Task statement => Leave the pictures out and retype the lines from the beginning through the line with "import pandas as pd", both ends included.

Material =>
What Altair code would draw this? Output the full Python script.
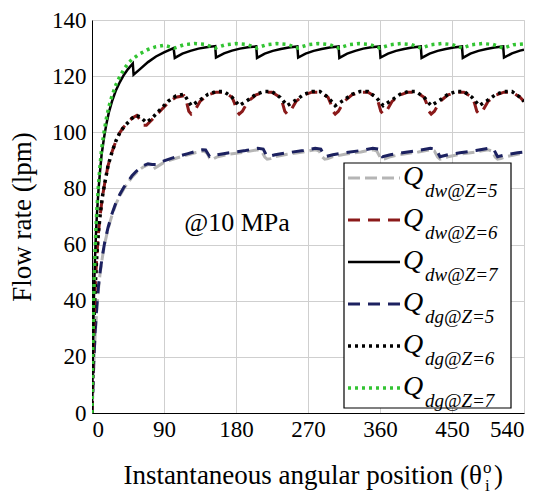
import altair as alt
import pandas as pd

# ---------------- data ----------------
# Q_dw@Z=5 (grey dash)
th_dw5 = [0, 1, 2, 3, 4, 6, 8, 10, 13, 16, 20, 25, 30, 35, 40, 45, 50, 55, 60, 65, 70, 73, 76, 80,
          90, 100, 110, 120, 130, 140, 144, 147, 150, 157, 172, 192, 207, 212, 216, 219, 223,
          229, 244, 264, 279, 284, 288, 291, 295, 301, 316, 336, 351, 356, 360, 363, 367,
          373, 388, 408, 423, 428, 432, 435, 439, 445, 460, 480, 495, 500, 504, 507, 511,
          517, 532, 540]
q_dw5 = [0, 8, 15.5, 22, 28, 37, 44, 49.5, 55.5, 60.5, 65.5, 70.5, 74.5, 77.5, 80, 82, 84, 85.5, 86.8, 87.8, 88.5, 88.5, 86.8, 87.5,
         89.3, 90.3, 91.2, 92, 92.8, 93.3, 92.5, 90.8, 90.3, 91.3, 92.2, 93, 93.8, 93.3, 91.2, 90.4, 90.6,
         91.3, 92.2, 93, 93.8, 93.3, 91.2, 90.4, 90.6, 91.3, 92.2, 93, 93.8, 93.3, 91.2, 90.4, 90.6,
         91.3, 92.2, 93, 93.8, 93.3, 91.2, 90.4, 90.6, 91.3, 92.2, 93, 93.8, 93.3, 91.2, 90.4, 90.6,
         91.3, 92.2, 92.6]

# Q_dg@Z=5 (navy dash)
th_dg5 = [0, 1, 2, 3, 4, 6, 8, 10, 13, 16, 20, 25, 30, 35, 40, 45, 50, 55, 60, 65, 70, 75,
          80, 90, 100, 110, 120, 130, 138, 142, 147,
          157, 172, 192, 207, 214, 219,
          229, 244, 264, 279, 286, 291,
          301, 316, 336, 351, 358, 363,
          373, 388, 408, 423, 430, 435,
          445, 460, 480, 495, 502, 507,
          517, 532, 540]
q_dg5 = [0, 8, 16, 23, 29, 38, 45, 50, 56, 61, 66, 71, 75, 78, 80.5, 82.5, 84.5, 86, 87.2, 88.2, 88.8, 88.5,
         88.5, 89.8, 90.8, 91.6, 92.4, 93.2, 93.8, 93.7, 91.4,
         92, 92.7, 93.5, 94.3, 94, 91.3,
         92, 92.7, 93.5, 94.3, 94, 91.3,
         92, 92.7, 93.5, 94.3, 94, 91.3,
         92, 92.7, 93.5, 94.3, 94, 91.3,
         92, 92.7, 93.5, 94.3, 94, 91.3,
         92, 92.7, 93]

# Q_dw@Z=6 (dark red dash)
th_dw6 = [0, 1, 2, 3, 4, 6, 8, 10, 13, 16, 20, 25, 30, 35, 40, 45, 50, 56, 60, 64, 68,
          75, 85, 95, 105, 115, 118, 121, 124, 128,
          135, 145, 155, 165, 175, 178, 181, 184, 188,
          195, 205, 215, 225, 235, 238, 241, 244, 248,
          255, 265, 275, 285, 295, 298, 301, 304, 308,
          315, 325, 335, 345, 355, 358, 361, 364, 368,
          375, 385, 395, 405, 415, 418, 421, 424, 428,
          435, 445, 455, 465, 475, 478, 481, 484, 488,
          495, 505, 515, 525, 535, 540]
q_dw6 = [0, 14, 27, 37, 45, 56, 64, 70, 77, 82, 88, 93, 97, 100, 102, 103.5, 105, 106, 104.5, 102.5, 102.5,
         104.5, 107.5, 110.5, 112.5, 113, 111, 107.5, 106.5, 107.5,
         111, 113.3, 114.3, 114.3, 112.5, 110.5, 107.5, 106.5, 107.5,
         111, 113.3, 114.3, 114.3, 112.5, 110.5, 107.5, 106.5, 107.5,
         111, 113.3, 114.3, 114.3, 112.5, 110.5, 107.5, 106.5, 107.5,
         111, 113.3, 114.3, 114.3, 112.5, 110.5, 107.5, 106.5, 107.5,
         111, 113.3, 114.3, 114.3, 112.5, 110.5, 107.5, 106.5, 107.5,
         111, 113.3, 114.3, 114.3, 112.5, 110.5, 107.5, 106.5, 107.5,
         111, 113.3, 114.3, 114.3, 112.5, 111]

# Q_dg@Z=6 (black dots)
th_dg6 = [0, 1, 2, 3, 4, 6, 8, 10, 13, 16, 20, 25, 30, 35, 40, 45, 50, 55, 60, 68,
          75, 85, 95, 105, 115, 124,
          135, 145, 155, 165, 175, 184,
          195, 205, 215, 225, 235, 244,
          255, 265, 275, 285, 295, 304,
          315, 325, 335, 345, 355, 364,
          375, 385, 395, 405, 415, 424,
          435, 445, 455, 465, 475, 484,
          495, 505, 515, 525, 535, 540]
q_dg6 = [0, 14, 27, 37, 45, 56, 64, 70, 77, 82, 88, 93, 97, 100, 102, 103.5, 105, 106, 105.5, 103.5,
         105, 108, 111, 113, 113.5, 109.5,
         111.5, 113.5, 114.5, 114.5, 112.5, 109.5,
         111.5, 113.5, 114.5, 114.5, 112.5, 109.5,
         111.5, 113.5, 114.5, 114.5, 112.5, 109.5,
         111.5, 113.5, 114.5, 114.5, 112.5, 109.5,
         111.5, 113.5, 114.5, 114.5, 112.5, 109.5,
         111.5, 113.5, 114.5, 114.5, 112.5, 109.5,
         111.5, 113.5, 114.5, 114.5, 112.5, 111]

# Q_dw@Z=7 (black solid)
th_dw7 = [0, 1, 2, 3, 4, 5, 6, 8, 10, 12, 15, 18, 21, 25, 30, 35, 40, 45, 51, 52,
          60, 70, 80, 90, 102,
          103.5, 113, 123, 133, 143, 154,
          155, 165, 175, 185, 195, 205.3,
          206.3, 216, 226, 236, 246, 256.7,
          257.7, 267, 277, 287, 297, 308.2,
          309.2, 319, 329, 339, 349, 359.6,
          360.6, 370, 380, 390, 400, 411,
          412, 422, 432, 442, 452, 462.5,
          463.5, 473, 483, 493, 503, 514,
          515, 525, 535, 540]
q_dw7 = [0, 20, 36, 48, 57, 64, 70, 79, 86, 92, 98, 103, 107, 111, 115, 118, 120.5, 122.5, 124.5, 120.5,
         122.5, 125, 127, 128.5, 130,
         126.5, 128, 129, 129.8, 130.3, 130.7,
         126.6, 128.1, 129.1, 129.8, 130.3, 130.6,
         126.5, 128, 129, 129.7, 130.2, 130.6,
         126.6, 128, 129, 129.7, 130.2, 130.6,
         126.5, 128, 129, 129.8, 130.3, 130.6,
         126.6, 128, 129, 129.7, 130.2, 130.6,
         126.5, 128, 129, 129.7, 130.2, 130.6,
         126.5, 128, 129, 129.7, 130.2, 130.6,
         126.6, 128.1, 129.1, 129.4]

# Q_dg@Z=7 (green dots)
th_dg7 = [0, 1, 2, 3, 4, 5, 6, 8, 10, 12, 15, 18, 21, 25, 30, 35, 40, 45, 50, 55, 60, 70, 80, 90,
          102.9, 115, 128, 141, 154.3, 167, 180, 193, 205.7, 218, 231, 244, 257.1, 270, 283, 296,
          308.6, 321, 334, 347, 360, 373, 386, 399, 411.4, 424, 437, 450, 462.9, 475, 488, 501,
          514.3, 527, 540]
q_dg7 = [0, 22, 38, 50, 59, 66, 72, 81, 88, 94, 100, 105, 109, 113, 117, 120, 122.5, 124.5, 126, 127, 128, 129.5, 130.5, 131,
         130, 131.2, 131.6, 131.3, 130, 131.2, 131.6, 131.3, 130, 131.2, 131.6, 131.3, 130, 131.2, 131.6, 131.3,
         130, 131.2, 131.6, 131.3, 130, 131.2, 131.6, 131.3, 130, 131.2, 131.6, 131.3, 130, 131.2, 131.6, 131.3,
         130, 131.2, 131.5]

legend_sub = ["dw@Z=5", "dw@Z=6", "dw@Z=7", "dg@Z=5", "dg@Z=6", "dg@Z=7"]
x_ticks = [0, 90, 180, 270, 360, 450, 540]
y_ticks = [0, 20, 40, 60, 80, 100, 120, 140]

# ---------------- styling ----------------
FONT = "Liberation Serif"
W, H = 432, 393

styles = [  # (theta, q, color, dash, width)
    (th_dw5, q_dw5, "#b5b5b5", [12, 5], 3),
    (th_dg5, q_dg5, "#1c2160", [12, 8], 3),
    (th_dw6, q_dw6, "#8b1a1a", [12, 8], 3),
    (th_dg6, q_dg6, "#000000", [3, 4], 3.5),
    (th_dw7, q_dw7, "#000000", None, 2.5),
    (th_dg7, q_dg7, "#33c433", [3, 4], 3.5),
]
legend_order = [0, 2, 4, 1, 3, 5]  # legend rows: dw5, dw6, dw7, dg5, dg6, dg7

x_enc = alt.X("theta:Q", scale=alt.Scale(domain=[0, 540], nice=False, zero=False),
              axis=alt.Axis(values=x_ticks, title=None, grid=True, ticks=False,
                            labelFont=FONT, labelFontSize=23, labelColor="black",
                            labelPadding=5, domainColor="black",
                            gridColor="#cfcfcf", gridWidth=1))
y_enc = alt.Y("q:Q", scale=alt.Scale(domain=[0, 140], nice=False),
              axis=alt.Axis(values=y_ticks, title="Flow rate (lpm)", grid=True, ticks=False,
                            labelFont=FONT, labelFontSize=23, labelColor="black",
                            labelPadding=6, domainColor="black",
                            gridColor="#cfcfcf", gridWidth=1,
                            titleFont=FONT, titleFontSize=27, titleFontWeight="normal",
                            titleColor="black", titleX=-70, titleY=H / 2,
                            titleAngle=270, titleBaseline="middle", titleAlign="center"))

layers = []
for th, q, col, dash, sw in styles:
    df = pd.DataFrame({"theta": th, "q": q})
    kw = dict(color=col, strokeWidth=sw, clip=True)
    if dash:
        kw["strokeDash"] = dash
    layers.append(alt.Chart(df).mark_line(**kw).encode(x=x_enc, y=y_enc))

one = pd.DataFrame({"a": [0]})

# legend box
layers.append(alt.Chart(one).mark_rect(fill="white", stroke="black", strokeWidth=1.2).encode(
    x=alt.value(252), x2=alt.value(419), y=alt.value(143), y2=alt.value(388)))

for row, si in enumerate(legend_order):
    _, _, col, dash, sw = styles[si]
    ly = 158 + 42 * row
    kw = dict(color=col, strokeWidth=sw)
    if dash:
        kw["strokeDash"] = dash
    layers.append(alt.Chart(one).mark_rule(**kw).encode(
        x=alt.value(256), x2=alt.value(308), y=alt.value(ly)))
    ldf = pd.DataFrame({"main": ["Q"], "sub": [legend_sub[row]]})
    layers.append(alt.Chart(ldf).mark_text(font=FONT, fontSize=28, fontStyle="italic",
                                           align="left", baseline="alphabetic", color="black").encode(
        x=alt.value(311), y=alt.value(ly + 7), text="main:N"))
    layers.append(alt.Chart(ldf).mark_text(font=FONT, fontSize=19, fontStyle="italic",
                                           align="left", baseline="alphabetic", color="black").encode(
        x=alt.value(333), y=alt.value(ly + 19), text="sub:N"))

# annotation
ann = pd.DataFrame({"t": ["@10 MPa"]})
layers.append(alt.Chart(ann).mark_text(font=FONT, fontSize=26, align="center",
                                       baseline="middle", color="black").encode(
    x=alt.value(145), y=alt.value(203), text="t:N"))

# x-axis title with super/subscript
xt = pd.DataFrame({"main": ["Instantaneous angular position (\u03b8"], "sup": ["o"],
                   "sub": ["i"], "close": [")"]})
XT_END, XT_Y = 390, 464
layers.append(alt.Chart(xt).mark_text(font=FONT, fontSize=27, align="right",
                                      baseline="alphabetic", color="black").encode(
    x=alt.value(XT_END), y=alt.value(XT_Y), text="main:N"))
layers.append(alt.Chart(xt).mark_text(font=FONT, fontSize=17, align="left",
                                      baseline="alphabetic", color="black").encode(
    x=alt.value(XT_END + 1), y=alt.value(XT_Y - 11), text="sup:N"))
layers.append(alt.Chart(xt).mark_text(font=FONT, fontSize=17, align="left",
                                      baseline="alphabetic", color="black").encode(
    x=alt.value(XT_END + 3), y=alt.value(XT_Y + 7), text="sub:N"))
layers.append(alt.Chart(xt).mark_text(font=FONT, fontSize=27, align="left",
                                      baseline="alphabetic", color="black").encode(
    x=alt.value(XT_END + 12), y=alt.value(XT_Y), text="close:N"))

chart = alt.layer(*layers).properties(
    width=W, height=H,
    autosize=alt.AutoSizeParams(type="none"),
    padding={"left": 84, "top": 12, "right": 20, "bottom": 90},
).configure_view(stroke="black", strokeWidth=1.5).configure(background="white", font=FONT)

chart.save("out.html", embed_options={"renderer": "svg", "actions": False})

Completed exercise =>
What Altair code would draw this? Output the full Python script.
import altair as alt
import pandas as pd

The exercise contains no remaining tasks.